If someone told you “I’d like you to sound a bit warmer” – what would you do?
Run in place? Imagine a pile of down comforters? Relax all the muscles in your face?
If you want to become a full time voiceover artist, a huge part of your job will be responding to just this type of vague feedback.
Here’s a recent, real-life example from my own career.
On a 90-degree day last summer, I trekked through the subways of New York to an audition. After my first take, the casting director said, “Great… but can you warm it up?”
It’s 90 degrees and you want me to warm it up?!
What did he mean? Did he want me to sound more nurturing? More welcoming? Sexier? More approachable?
I had no idea because vague feedback is just that – vague.
Over the years, I’ve learned to be less literal (and less annoyed by this unhelpful direction) and figure out what general directions like “be warm” or “soften it up” mean to me.
Here are 10 ways I deal with vague feedback as a voiceover artist
1. Just say “Got it”
When a director gives you any kind of feedback, what they’re really saying is “I’d like you to try something different.” Show that you understand that. Back off the mic, clear your head, and try something new.
2. Compartmentalize the feedback
It’s important to remember that feedback on your read of a script is not feedback on your talent, your skills, or your value as a human. It is feedback on the way you’re using the muscles in your mouth and one very specific area of your brain.

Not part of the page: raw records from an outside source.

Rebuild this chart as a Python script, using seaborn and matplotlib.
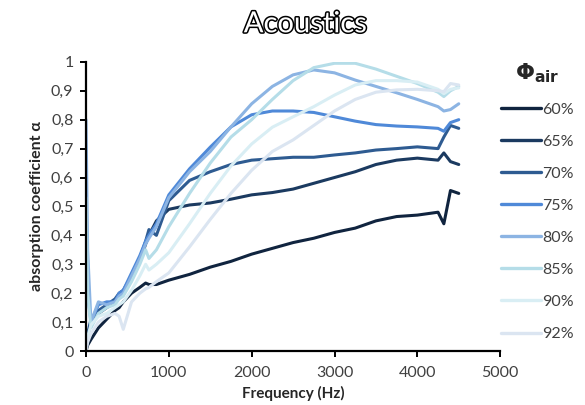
import matplotlib
matplotlib.use("Agg")
import matplotlib.pyplot as plt
import matplotlib.patheffects as pe
from matplotlib.lines import Line2D
import seaborn as sns
import pandas as pd

freq = [0, 20, 60, 150, 250, 350, 400, 450, 550, 650, 720, 760, 850, 1000, 1250,
        1500, 1750, 2000, 2250, 2500, 2750, 3000, 3250, 3500, 3750, 4000, 4250, 4320, 4400, 4500]

a60 = [0.0, 0.02, 0.04, 0.08, 0.11, 0.14, 0.15, 0.17, 0.2, 0.22, 0.235, 0.23, 0.23, 0.245, 0.265,
       0.29, 0.31, 0.335, 0.355, 0.375, 0.39, 0.41, 0.425, 0.45, 0.465, 0.47, 0.48, 0.44, 0.555, 0.545]
a65 = [0.0, 0.05, 0.1, 0.13, 0.15, 0.17, 0.19, 0.2, 0.25, 0.31, 0.37, 0.4, 0.45, 0.49, 0.505,
       0.512, 0.525, 0.54, 0.548, 0.56, 0.58, 0.6, 0.62, 0.645, 0.66, 0.667, 0.66, 0.685, 0.655, 0.645]
a70 = [0.0, 0.06, 0.11, 0.14, 0.16, 0.18, 0.2, 0.21, 0.26, 0.32, 0.38, 0.42, 0.4, 0.52, 0.59,
       0.62, 0.645, 0.66, 0.665, 0.67, 0.67, 0.678, 0.685, 0.695, 0.7, 0.706, 0.70, 0.74, 0.78, 0.77]
a75 = [0.3, 0.2, 0.1, 0.16, 0.17, 0.17, 0.2, 0.21, 0.27, 0.33, 0.38, 0.4, 0.44, 0.54, 0.63,
       0.705, 0.775, 0.817, 0.83, 0.83, 0.825, 0.81, 0.795, 0.783, 0.778, 0.775, 0.77, 0.76, 0.79, 0.80]
a80 = [0.8, 0.35, 0.1, 0.17, 0.16, 0.17, 0.19, 0.2, 0.26, 0.32, 0.37, 0.39, 0.43, 0.53, 0.62,
       0.69, 0.775, 0.855, 0.915, 0.955, 0.972, 0.962, 0.937, 0.915, 0.893, 0.87, 0.845, 0.83, 0.835, 0.855]
a85 = [0.53, 0.2, 0.08, 0.13, 0.15, 0.16, 0.18, 0.19, 0.24, 0.3, 0.35, 0.32, 0.35, 0.43, 0.545,
       0.65, 0.74, 0.80, 0.87, 0.935, 0.98, 0.995, 0.995, 0.975, 0.95, 0.925, 0.895, 0.88, 0.9, 0.915]
a90 = [0.0, 0.05, 0.09, 0.12, 0.13, 0.15, 0.16, 0.17, 0.21, 0.26, 0.3, 0.28, 0.3, 0.34, 0.44,
       0.545, 0.64, 0.716, 0.774, 0.81, 0.845, 0.885, 0.92, 0.935, 0.935, 0.93, 0.905, 0.89, 0.905, 0.91]
a92 = [0.0, 0.03, 0.06, 0.1, 0.12, 0.13, 0.12, 0.075, 0.17, 0.2, 0.215, 0.22, 0.24, 0.27, 0.36,
       0.455, 0.545, 0.625, 0.69, 0.73, 0.78, 0.83, 0.87, 0.895, 0.903, 0.905, 0.9, 0.897, 0.925, 0.92]

labels = ["60%", "65%", "70%", "75%", "80%", "85%", "90%", "92%"]
series = [a60, a65, a70, a75, a80, a85, a90, a92]
colors = ["#10243f", "#1b3a60", "#2e5b91", "#4f89d8", "#8cb4e3", "#b5dde8", "#d9eef4", "#dbe5f1"]

xticks = [0, 1000, 2000, 3000, 4000, 5000]
yticks = [0, 0.1, 0.2, 0.3, 0.4, 0.5, 0.6, 0.7, 0.8, 0.9, 1.0]
ytick_labels = ["0", "0,1", "0,2", "0,3", "0,4", "0,5", "0,6", "0,7", "0,8", "0,9", "1"]

rows = []
for lab, vals in zip(labels, series):
    for f, v in zip(freq, vals):
        rows.append({"Frequency": f, "alpha": v, "phi": lab})
df = pd.DataFrame(rows)

sns.set_theme(style="white")
plt.rcParams["font.family"] = ["Lato", "DejaVu Sans"]
plt.rcParams["mathtext.fontset"] = "dejavusans"

fig = plt.figure(figsize=(5.85, 4.05), dpi=100)
ax = fig.add_axes([0.147, 0.1333, 0.708, 0.714])

sns.lineplot(data=df, x="Frequency", y="alpha", hue="phi", hue_order=labels,
             palette=dict(zip(labels, colors)), linewidth=2.2, legend=False, ax=ax,
             estimator=None, sort=False)

ax.set_xlim(0, 5000)
ax.set_ylim(0, 1)
ax.set_xticks(xticks)
ax.set_xticklabels([str(t) for t in xticks], fontsize=11.5, color="#404040")
ax.set_yticks(yticks)
ax.set_yticklabels(ytick_labels, fontsize=11.5, color="#404040")
for s in ["top", "right"]:
    ax.spines[s].set_visible(False)
for s in ["left", "bottom"]:
    ax.spines[s].set_color("black")
    ax.spines[s].set_linewidth(1.6)
ax.tick_params(axis="x", direction="out", length=4, width=1.4, color="black",
               bottom=True, pad=7)
ax.tick_params(axis="y", direction="out", length=4, width=1.4, color="black",
               left=True, pad=5)
ax.set_xlabel("Frequency (Hz)", fontsize=11, fontweight="bold", labelpad=4)
ax.set_ylabel("absorption coefficient α", fontsize=11.5, fontweight="bold", labelpad=5)

fig.text(0.522, 0.94, "Acoustics", ha="center", va="center", fontsize=21,
         color="white", path_effects=[pe.withStroke(linewidth=2.2, foreground="black")])

handles = [Line2D([0], [0], color=c, lw=2.4) for c in colors]
leg = fig.legend(handles, labels, loc="upper left", bbox_to_anchor=(0.832, 0.885),
                 bbox_transform=fig.transFigure, frameon=False, fontsize=11.5,
                 handlelength=2.5, handletextpad=0.1, labelspacing=1.12,
                 title=r"$\mathbf{\Phi}_{\mathbf{air}}$", title_fontsize=16)
for t in leg.get_texts():
    t.set_color("#404040")

fig.savefig("out.png", dpi=100)
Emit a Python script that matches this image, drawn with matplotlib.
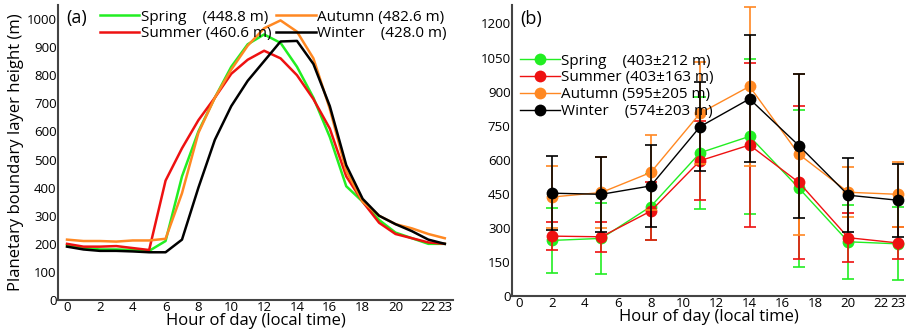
import matplotlib
matplotlib.use("Agg")
import matplotlib.pyplot as plt
from matplotlib.lines import Line2D

plt.rcParams['font.family'] = ['Open Sans', 'DejaVu Sans']

hours = list(range(24))
spring = [195, 185, 180, 180, 178, 175, 210, 440, 600, 720, 830, 910, 945, 915, 830, 720, 580, 405, 350, 285, 240, 220, 200, 200]
summer = [200, 190, 190, 192, 185, 178, 425, 540, 640, 720, 805, 855, 887, 860, 800, 715, 610, 440, 350, 275, 235, 220, 205, 200]
autumn = [215, 210, 210, 208, 212, 212, 218, 380, 595, 720, 820, 905, 967, 995, 955, 860, 680, 460, 350, 300, 270, 255, 235, 220]
winter = [190, 180, 175, 175, 173, 170, 170, 215, 400, 570, 690, 780, 850, 920, 922, 840, 690, 480, 360, 300, 270, 245, 215, 200]

labels_a = ["Spring    (448.8 m)", "Summer (460.6 m)", "Autumn (482.6 m)", "Winter    (428.0 m)"]

hours_b = [2, 5, 8, 11, 14, 17, 20, 23]
spring_b = [245, 254, 394, 631, 703, 475, 239, 230]
spring_err = [142, 157, 145, 246, 341, 345, 163, 160]
summer_b = [264, 261, 374, 596, 665, 500, 257, 234]
summer_err = [61, 65, 129, 173, 362, 337, 108, 69]
autumn_b = [436, 456, 544, 805, 923, 624, 457, 448]
autumn_err = [135, 155, 167, 225, 351, 353, 110, 143]
winter_b = [453, 448, 485, 746, 868, 662, 444, 422]
winter_err = [163, 165, 181, 196, 280, 317, 163, 160]

labels_b = ["Spring    (403\u00b1212 m)", "Summer (403\u00b1163 m)", "Autumn (595\u00b1205 m)", "Winter    (574\u00b1203 m)"]

xticks = [0, 2, 4, 6, 8, 10, 12, 14, 16, 18, 20, 22, 23]
yticks_a = [0, 100, 200, 300, 400, 500, 600, 700, 800, 900, 1000]
yticks_b = [0, 150, 300, 450, 600, 750, 900, 1050, 1200]

colors = ['#22ee22', '#ee1111', '#ff8822', '#000000']

fig = plt.figure(figsize=(9.06, 3.29), dpi=100)
ax1 = fig.add_axes([0.064, 0.088, 0.436, 0.897])
ax2 = fig.add_axes([0.565, 0.100, 0.435, 0.884])

for ax in (ax1, ax2):
    for s in ('top', 'right'):
        ax.spines[s].set_visible(False)
    for s in ('left', 'bottom'):
        ax.spines[s].set_color('#444444')
        ax.spines[s].set_linewidth(1.5)
    ax.tick_params(length=0, labelsize=9.5, pad=1)
    ax.set_xticks(xticks)
    ax.set_xticklabels([str(t) for t in xticks])
    ax.set_xlabel("Hour of day (local time)", fontsize=12, labelpad=-1)

# Panel (a)
series_a = [spring, summer, autumn, winter]
handles = []
for data, c, lab in zip(series_a, colors, labels_a):
    h, = ax1.plot(hours, data, color=c, lw=1.8, label=lab)
    handles.append(h)
ax1.set_xlim(-0.55, 23.5)
ax1.set_ylim(0, 1050)
ax1.set_yticks(yticks_a)
ax1.set_ylabel("Planetary boundary layer height (m)", fontsize=12, labelpad=2)
ax1.text(0.02, 0.985, "(a)", transform=ax1.transAxes, fontsize=13, va='top')
leg1 = ax1.legend(handles[:2], labels_a[:2], loc='upper left', bbox_to_anchor=(0.09, 1.005),
                  frameon=False, fontsize=11, handlelength=2.6, handletextpad=0.1,
                  labelspacing=0.1, borderaxespad=0)
ax1.add_artist(leg1)
ax1.legend(handles[2:], labels_a[2:], loc='upper right', bbox_to_anchor=(1.0, 1.005),
           frameon=False, fontsize=11, handlelength=2.6, handletextpad=0.1,
           labelspacing=0.1, borderaxespad=0)

# Panel (b)
series_b = [(spring_b, spring_err), (summer_b, summer_err), (autumn_b, autumn_err), (winter_b, winter_err)]
hb = []
for (vals, err), c in zip(series_b, colors):
    ax2.errorbar(hours_b, vals, yerr=err, fmt='none', ecolor=c, elinewidth=1.2, capsize=4,
                 capthick=1.2)
    ax2.plot(hours_b, vals, color=c, lw=1.0, marker='o', markersize=8.5, markeredgewidth=0)
    hb.append(Line2D([], [], color=c, lw=1.0, marker='o', markersize=8.5, markeredgewidth=0))
ax2.set_xlim(-0.43, 23.5)
ax2.set_ylim(0, 1280)
ax2.set_yticks(yticks_b)
ax2.text(0.02, 0.985, "(b)", transform=ax2.transAxes, fontsize=13, va='top')
ax2.legend(hb, labels_b, loc='upper left', bbox_to_anchor=(0.005, 0.855), frameon=False,
           fontsize=11, handlelength=2.6, handletextpad=0.1, labelspacing=0.12,
           borderaxespad=0)

fig.savefig("out.png", dpi=100)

Don’t get too in your head. Remember that this is input into how you’re saying a few words. That’s it.
3. Direct yourself
If your director isn’t being as helpful as you’d like, make the choice to direct yourself. Where do you think you can improve? How can you make this phrase more evocative? When you think of the word warm, what do you hear? If they’re not giving you the guidance you’d like (or understand) give yourself that guidance.
4. Imagine that you’re talking to a different person
The way I speak to my husband, my mom, my best friend, my boss – all different. You can hear that difference in my voice. When a director gives you vague feedback and you’re not sure how to change your approach, envision this conversation with a different person.
How would I talk to my husband about Arm & Hammer’s new laundry detergent? How would I talk to a stranger in the elevator?
5. Add a trigger word or phrase at the beginning of the copy
The first few words of a conversation can set the tone for the entire thing. Imagine a conversation that starts with “Can I be honest with you?” Now imagine a conversation that starts with “You will not believe what just happened to me!” Those phrases can affect how we communicate everything else we say.
If your sound engineer is willing to edit it out, you can add trigger words like this to the beginning of the copy. They can help you mentally set the tone for everything else and find that ‘warm’ feeling the director is looking for.
6. Change your body
Your body influences the way you speak. Your voice will sound different (and your message will sound different) if you change the positioning of your body. What if you hold your hands above your body? Or in front of your body? What if you stand with perfectly erect posture? All of these tiny tweaks will change the way you sound.
It’s the oldest trick in the book because it works. People can hear a smile in your voice. Smile when you’re speaking and it will warm up the copy immediately!
8. Ask for an example of something similar that’s on the air
Are they looking for something like that AirWick commercial? Or that Wendy’s ad? Or that Hyatt radio spot? If they can point you towards an on-air example, you can decipher what they’re looking for.
9. Ask for a character reference
It can be incredibly helpful to hear “We’re thinking along the line of Claire from Modern Family,” or “Do this like Debra from Everybody Loves Raymond.” When they can reference a well known character, it’s easier for you to give them what they want.
10. Be present
Almost all feedback equates to ‘connect with the copy’ and it’s a lot easier to connect with the copy when you’re present. Step back from the mic, take some deep breaths and roll your shoulders. Clear your mind and recenter on the scenario you’re describing. Really envision what’s happening. Say to yourself “be here.” Sometimes, I even take my shoes off to ground myself!
Lean into your storytelling. Be present for the story you’re shaping.
Vague feedback is frustrating, but an incredibly common part of voiceover work. Don’t let it get to you! Just take a deep breath, step up to the mic, and begin again.